Parenting Practices and Callous Unemotional Traits Predict Behavioral Infractions At Military-Style Youth Challenge Academics

Document Type

Article

Publication Date

11-9-2022

School

Psychology

Abstract

Behavioral infractions may impede adolescents’ ability to benefit from programing in residential settings since such infractions may limit program participation. Identifying adolescents who are at risk of behavioral infractions can help to target supports to these youth. The current study tested hypothesized links between callous-unemotional (CU) traits, parenting practices, and disciplinary infractions. Participants were 292 adolescents attending a military-style residential program (M age = 16.76, SD = 0.731; 82.9% male; 66.2% White and 33.8% Black). Participants completed the Inventory of Callous-Unemotional Traits (ICU; Frick, 2004) and the Alabama Parenting Questionnaire (APQ; Frick, 1991). Disciplinary infractions were accessed via program archival records. Black adolescents reported higher CU traits than did White adolescents and received a higher number of infractions during the program.

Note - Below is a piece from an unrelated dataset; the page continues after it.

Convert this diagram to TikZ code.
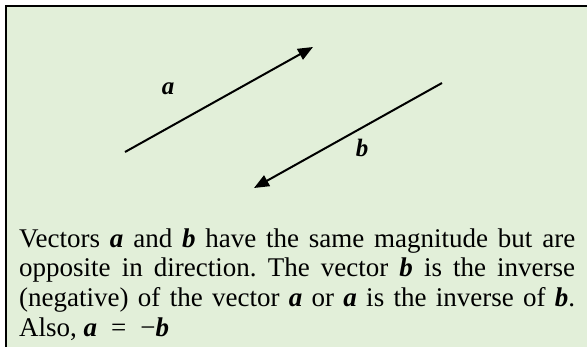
\documentclass[tikz,border=0pt]{standalone}
\usepackage{fontspec}
\setmainfont{Liberation Serif}
\usetikzlibrary{arrows.meta}
\definecolor{boxgreen}{RGB}{226,239,217}
\newcommand{\vb}[1]{{\bfseries\itshape #1}}
\tikzset{
  vec/.style={line width=2pt,-{Triangle[length=15pt,width=12pt]}},
  lbl/.style={inner sep=0pt,anchor=base,font=\fontsize{25pt}{28pt}\selectfont\bfseries\itshape},
  body/.style={inner sep=0pt,anchor=base west}
}
\begin{document}
\begin{tikzpicture}[x=1pt,y=-1pt]
\useasboundingbox (0,0) rectangle (587,346);
\fill[white] (0,0) rectangle (587,346);
\fill[boxgreen] (6,6) rectangle (590,350);
\draw[line width=2.2pt] (6,350) -- (6,6) -- (590,6);
\coordinate (a1) at (125,152);
\coordinate (a2) at (313,47);
\coordinate (b1) at (442,83);
\coordinate (b2) at (254,188);
\draw[vec] (a1) -- (a2);
\draw[vec] (b1) -- (b2);
\node[lbl] (la) at (168,94) {a};
\node[lbl] (lb) at (362,156) {b};
\node[body] (txt) at (19,247) {\parbox[t]{556pt}{\fontsize{27pt}{29.7pt}\selectfont\frenchspacing\setlength{\parindent}{0pt}%
Vectors \vb{a} and \vb{b} have the same magnitude but are\linebreak
opposite in direction. The vector \vb{b} is the inverse\linebreak
(negative) of the vector \vb{a} or \vb{a} is the inverse of \vb{b}.\linebreak
Also, \vb{a}\hspace{14pt}=\hspace{14pt}−\vb{b}}};
\end{tikzpicture}
\end{document}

There were no racial group differences in reports of parenting practices. A Poisson regression that included race suggested that CU traits (IRR = 1.015, p < .001), negative parenting (IRR = 1.011, p < .001), and positive parenting (IRR = 0.995, p = .012) each significantly predicted behavioral infractions in hypothesized directions. Study limitations, implications, and future research directions are discussed.